Quote every line below exactly and skip any picture.

***** DATASET EXTRACT *****

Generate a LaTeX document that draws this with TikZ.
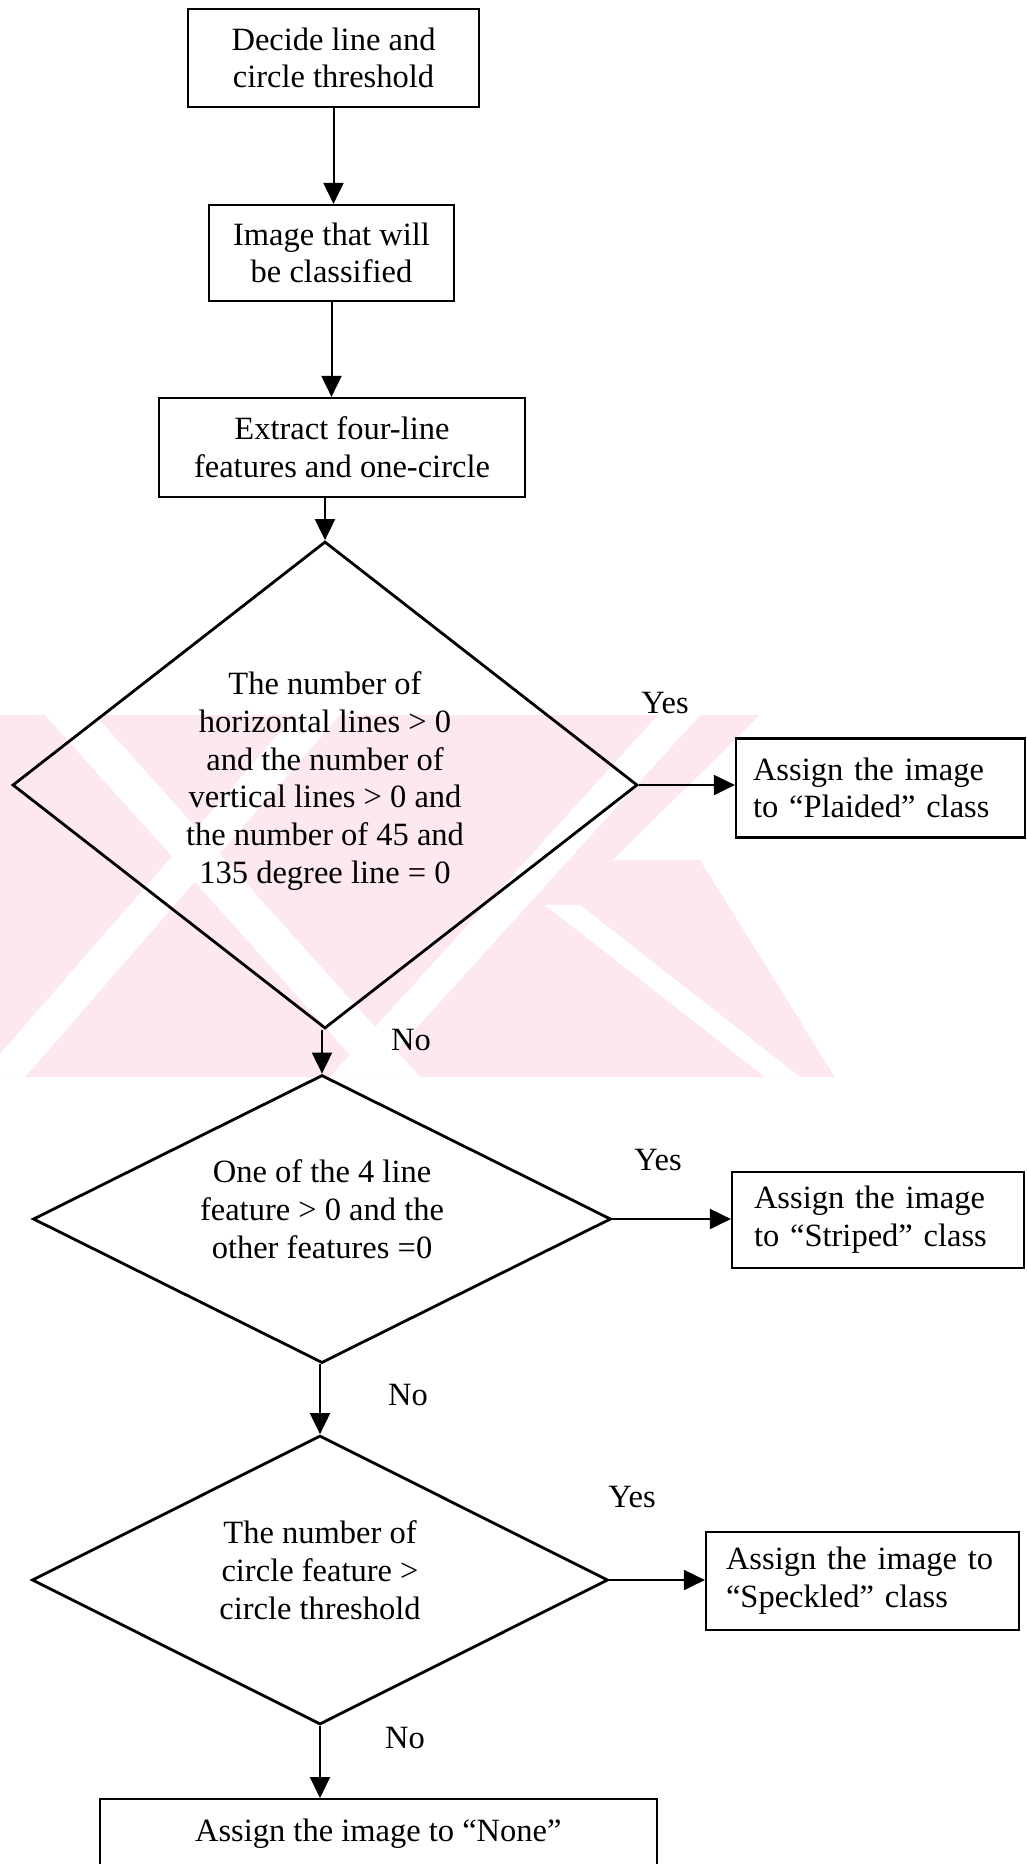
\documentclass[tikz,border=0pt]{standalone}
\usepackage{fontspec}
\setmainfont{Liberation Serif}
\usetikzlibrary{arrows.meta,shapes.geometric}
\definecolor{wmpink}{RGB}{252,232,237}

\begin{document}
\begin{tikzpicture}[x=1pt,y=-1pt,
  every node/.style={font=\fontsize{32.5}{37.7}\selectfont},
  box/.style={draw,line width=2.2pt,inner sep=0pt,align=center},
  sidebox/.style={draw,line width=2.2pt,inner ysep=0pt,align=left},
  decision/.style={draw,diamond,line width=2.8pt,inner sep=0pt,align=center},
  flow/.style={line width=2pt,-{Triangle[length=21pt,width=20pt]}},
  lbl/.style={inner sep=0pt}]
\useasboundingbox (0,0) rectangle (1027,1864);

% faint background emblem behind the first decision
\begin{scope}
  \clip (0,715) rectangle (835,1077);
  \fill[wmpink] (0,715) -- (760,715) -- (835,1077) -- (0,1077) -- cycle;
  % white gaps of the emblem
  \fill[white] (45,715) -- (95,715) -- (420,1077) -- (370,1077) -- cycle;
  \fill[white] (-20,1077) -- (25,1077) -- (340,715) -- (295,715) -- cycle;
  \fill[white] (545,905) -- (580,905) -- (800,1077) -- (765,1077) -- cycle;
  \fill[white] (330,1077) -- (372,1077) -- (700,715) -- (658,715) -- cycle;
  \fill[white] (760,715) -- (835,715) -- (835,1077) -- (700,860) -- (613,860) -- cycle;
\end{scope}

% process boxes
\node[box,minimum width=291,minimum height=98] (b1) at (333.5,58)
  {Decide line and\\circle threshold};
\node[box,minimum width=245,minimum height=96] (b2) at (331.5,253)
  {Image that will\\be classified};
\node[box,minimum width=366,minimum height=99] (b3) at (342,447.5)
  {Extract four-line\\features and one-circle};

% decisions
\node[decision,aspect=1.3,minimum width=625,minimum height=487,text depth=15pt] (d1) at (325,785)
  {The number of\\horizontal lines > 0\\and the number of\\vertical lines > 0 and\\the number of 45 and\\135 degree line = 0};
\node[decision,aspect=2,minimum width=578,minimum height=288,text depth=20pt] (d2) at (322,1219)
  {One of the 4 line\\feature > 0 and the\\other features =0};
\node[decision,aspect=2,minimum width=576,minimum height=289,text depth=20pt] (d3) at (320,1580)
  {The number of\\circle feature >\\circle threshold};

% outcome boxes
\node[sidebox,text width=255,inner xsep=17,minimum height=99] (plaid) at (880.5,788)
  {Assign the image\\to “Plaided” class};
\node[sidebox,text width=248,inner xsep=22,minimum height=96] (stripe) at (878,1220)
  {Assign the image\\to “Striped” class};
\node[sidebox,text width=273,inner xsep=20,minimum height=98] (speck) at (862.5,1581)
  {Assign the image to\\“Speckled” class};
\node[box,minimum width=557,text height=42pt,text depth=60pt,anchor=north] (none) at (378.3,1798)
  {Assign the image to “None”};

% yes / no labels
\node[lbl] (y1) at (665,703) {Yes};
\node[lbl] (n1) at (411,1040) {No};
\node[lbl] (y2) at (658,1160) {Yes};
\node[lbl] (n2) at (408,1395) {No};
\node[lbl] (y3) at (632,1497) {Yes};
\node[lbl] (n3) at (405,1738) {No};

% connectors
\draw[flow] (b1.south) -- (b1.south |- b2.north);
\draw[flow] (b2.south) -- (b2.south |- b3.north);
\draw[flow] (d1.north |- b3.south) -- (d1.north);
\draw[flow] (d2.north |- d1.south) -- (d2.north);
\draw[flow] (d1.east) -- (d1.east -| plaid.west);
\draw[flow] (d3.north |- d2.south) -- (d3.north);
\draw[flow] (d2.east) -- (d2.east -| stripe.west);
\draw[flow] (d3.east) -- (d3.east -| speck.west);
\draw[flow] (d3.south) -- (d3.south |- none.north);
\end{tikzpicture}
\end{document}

*****

THE OUTPUT
Generate a LaTeX document that draws this with TikZ.
\documentclass[tikz,border=0pt]{standalone}
\usepackage{fontspec}
\setmainfont{Liberation Serif}
\usetikzlibrary{arrows.meta,shapes.geometric}
\definecolor{wmpink}{RGB}{252,232,237}

\begin{document}
\begin{tikzpicture}[x=1pt,y=-1pt,
  every node/.style={font=\fontsize{32.5}{37.7}\selectfont},
  box/.style={draw,line width=2.2pt,inner sep=0pt,align=center},
  sidebox/.style={draw,line width=2.2pt,inner ysep=0pt,align=left},
  decision/.style={draw,diamond,line width=2.8pt,inner sep=0pt,align=center},
  flow/.style={line width=2pt,-{Triangle[length=21pt,width=20pt]}},
  lbl/.style={inner sep=0pt}]
\useasboundingbox (0,0) rectangle (1027,1864);

% faint background emblem behind the first decision
\begin{scope}
  \clip (0,715) rectangle (835,1077);
  \fill[wmpink] (0,715) -- (760,715) -- (835,1077) -- (0,1077) -- cycle;
  % white gaps of the emblem
  \fill[white] (45,715) -- (95,715) -- (420,1077) -- (370,1077) -- cycle;
  \fill[white] (-20,1077) -- (25,1077) -- (340,715) -- (295,715) -- cycle;
  \fill[white] (545,905) -- (580,905) -- (800,1077) -- (765,1077) -- cycle;
  \fill[white] (330,1077) -- (372,1077) -- (700,715) -- (658,715) -- cycle;
  \fill[white] (760,715) -- (835,715) -- (835,1077) -- (700,860) -- (613,860) -- cycle;
\end{scope}

% process boxes
\node[box,minimum width=291,minimum height=98] (b1) at (333.5,58)
  {Decide line and\\circle threshold};
\node[box,minimum width=245,minimum height=96] (b2) at (331.5,253)
  {Image that will\\be classified};
\node[box,minimum width=366,minimum height=99] (b3) at (342,447.5)
  {Extract four-line\\features and one-circle};

% decisions
\node[decision,aspect=1.3,minimum width=625,minimum height=487,text depth=15pt] (d1) at (325,785)
  {The number of\\horizontal lines > 0\\and the number of\\vertical lines > 0 and\\the number of 45 and\\135 degree line = 0};
\node[decision,aspect=2,minimum width=578,minimum height=288,text depth=20pt] (d2) at (322,1219)
  {One of the 4 line\\feature > 0 and the\\other features =0};
\node[decision,aspect=2,minimum width=576,minimum height=289,text depth=20pt] (d3) at (320,1580)
  {The number of\\circle feature >\\circle threshold};

% outcome boxes
\node[sidebox,text width=255,inner xsep=17,minimum height=99] (plaid) at (880.5,788)
  {Assign the image\\to “Plaided” class};
\node[sidebox,text width=248,inner xsep=22,minimum height=96] (stripe) at (878,1220)
  {Assign the image\\to “Striped” class};
\node[sidebox,text width=273,inner xsep=20,minimum height=98] (speck) at (862.5,1581)
  {Assign the image to\\“Speckled” class};
\node[box,minimum width=557,text height=42pt,text depth=60pt,anchor=north] (none) at (378.3,1798)
  {Assign the image to “None”};

% yes / no labels
\node[lbl] (y1) at (665,703) {Yes};
\node[lbl] (n1) at (411,1040) {No};
\node[lbl] (y2) at (658,1160) {Yes};
\node[lbl] (n2) at (408,1395) {No};
\node[lbl] (y3) at (632,1497) {Yes};
\node[lbl] (n3) at (405,1738) {No};

% connectors
\draw[flow] (b1.south) -- (b1.south |- b2.north);
\draw[flow] (b2.south) -- (b2.south |- b3.north);
\draw[flow] (d1.north |- b3.south) -- (d1.north);
\draw[flow] (d2.north |- d1.south) -- (d2.north);
\draw[flow] (d1.east) -- (d1.east -| plaid.west);
\draw[flow] (d3.north |- d2.south) -- (d3.north);
\draw[flow] (d2.east) -- (d2.east -| stripe.west);
\draw[flow] (d3.east) -- (d3.east -| speck.west);
\draw[flow] (d3.south) -- (d3.south |- none.north);
\end{tikzpicture}
\end{document}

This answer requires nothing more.